Shooting multiple animals with a shotgun within easy distance of people working and children getting off a school bus, deranged behavior on like six levels
South Dakota's my home state, and Kristi Noem is only lucky she's the governor of a state of 900,000 because if she had a higher national profile she would be one of the most hated women in America.
Like I'm a hobby farmer. Mostly we sell eggs and give away extra produce to the community fridge but do you know what I learned fast? There are farm work clothes and there are good clothes and you expect the farm work clothes to get ripped and dirty. That is why you keep clothes for both.
The idea of killing a goat in a really painful way because he had the audacity to do goat stuff.... she doesn't want to farm. She wants paper machee props of farm life.
You know what is a key thing that is drilled into responsible hunters? You practice marksmanship so that you don't cause the animals you hunt undue pain with botched shots. You use weapons appropriate to the animal you're hunting. You don't fire a gun near random people or houses.
You don't hunt in a fucking gravel pit during working hours for the same reasons you don't strap a buck to the hood of your truck and parade it through town.

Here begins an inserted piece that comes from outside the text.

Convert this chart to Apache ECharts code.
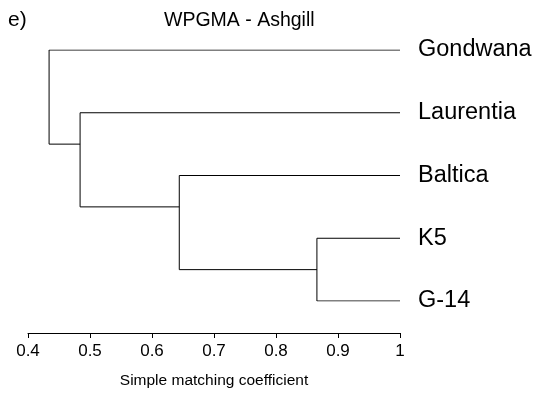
<!DOCTYPE html>
<html>
<head>
<meta charset="utf-8">
<script src="https://cdn.jsdelivr.net/npm/echarts@6/dist/echarts.min.js"></script>
<style>
  html, body { margin: 0; padding: 0; background: #fff; }
  #chart { width: 539px; height: 394px; }
</style>
</head>
<body>
<div id="chart"></div>
<script>
// leaves, top to bottom (position 1..5)
const leafNames = ["Gondwana", "Laurentia", "Baltica", "K5", "G-14"];
const leafHeight = 1;

// merges: children refer to leaf positions (numbers) or earlier merges ("m0", "m1", ...)
const mergeChildren = [
  [4, 5],
  [3, "m0"],
  [2, "m1"],
  [1, "m2"],
];
const mergeHeights = [0.866, 0.644, 0.484, 0.434];
// vertical position where each merge's stub leaves it
const mergePositions = [4.5, 3.5, 2.5, 1.5];

const xTicks = [0.4, 0.5, 0.6, 0.7, 0.8, 0.9, 1];

const font = "Liberation Sans, Arial, Helvetica, sans-serif";

const chart = echarts.init(document.getElementById("chart"));

// resolve a child to its [x, y]
function childPoint(c) {
  if (typeof c === "number") return [leafHeight, c];
  const i = Number(c.slice(1));
  return [mergeHeights[i], mergePositions[i]];
}

// each merge drawn as a bracket: childA -> node -> childB
const series = mergeChildren.map((pair, i) => {
  const a = childPoint(pair[0]);
  const b = childPoint(pair[1]);
  const h = mergeHeights[i];
  return {
    type: "line",
    data: [a, [h, a[1]], [h, b[1]], b],
    symbol: "none",
    silent: true,
    animation: false,
    lineStyle: { color: "#000", width: 1 },
  };
});

const option = {
  backgroundColor: "#fff",
  title: [
    {
      text: "e)",
      left: 3,
      top: 5,
      textStyle: { fontFamily: font, fontSize: 21, fontWeight: "normal", color: "#000" },
    },
    {
      text: "WPGMA - Ashgill",
      left: 159,
      top: 6,
      textStyle: { fontFamily: font, fontSize: 19.5, fontWeight: "normal", color: "#000" },
    },
  ],
  grid: {
    left: 28,
    top: 50,
    width: 372,
    height: 253,
  },
  xAxis: {
    type: "value",
    min: 0.4,
    max: 1,
    interval: 0.1,
    offset: 32,
    name: "Simple matching coefficient",
    nameLocation: "middle",
    nameGap: 40,
    nameTextStyle: { fontFamily: font, fontSize: 15.5, color: "#000" },
    axisLine: { show: true, lineStyle: { color: "#000", width: 1 } },
    axisTick: { show: true, length: 5, lineStyle: { color: "#000" } },
    axisLabel: {
      fontFamily: font,
      fontSize: 17,
      color: "#000",
      margin: 10,
      formatter: (v) => {
        const t = xTicks.find((x) => Math.abs(x - v) < 1e-9);
        return t === undefined ? "" : String(t);
      },
    },
    splitLine: { show: false },
  },
  yAxis: {
    type: "value",
    inverse: true,
    min: 1,
    max: 5,
    interval: 1,
    position: "right",
    axisLine: { show: false },
    axisTick: { show: false },
    splitLine: { show: false },
    axisLabel: {
      fontFamily: font,
      fontSize: 23.5,
      color: "#000",
      margin: 18,
      formatter: (v) => leafNames[v - 1] || "",
    },
  },
  series: series,
};

chart.setOption(option);
</script>
</body>
</html>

I just think about how she's using this as an allegory for how we're returning to "the old ways" of politics and crowing about how "honest and politically incorrect" she is. The message seems clear: if you annoy me or aren't immediately useful, I should be able to kill you with impunity
This is a reason that the left needs to start taking a clear look at rural issues at a deeper level than aesthetics. There is ethically and epistemologically complex stuff surrounding questions of livestock QoL and hunting / conservation. Many of these could be approached through collectivist lenses
The class (and, relatedly, racial) tensions at the roots of both the conservation and animal welfare movements as they currently exist are kinda underdiscussed and it results in a lot of leftists being in a weak position when they tackle these issues.
There is also gender at play. I mean, back when it was common to throw paint on furs, it wasn't so common to throw paint on leathers. And, at that time, furs were mostly worn by women while leather was worn more by men.
Oh don't get me started on gender and bird conservation and feather hats. We'll be here fifteen years and I have a picture of a muff made out of a whole seagull.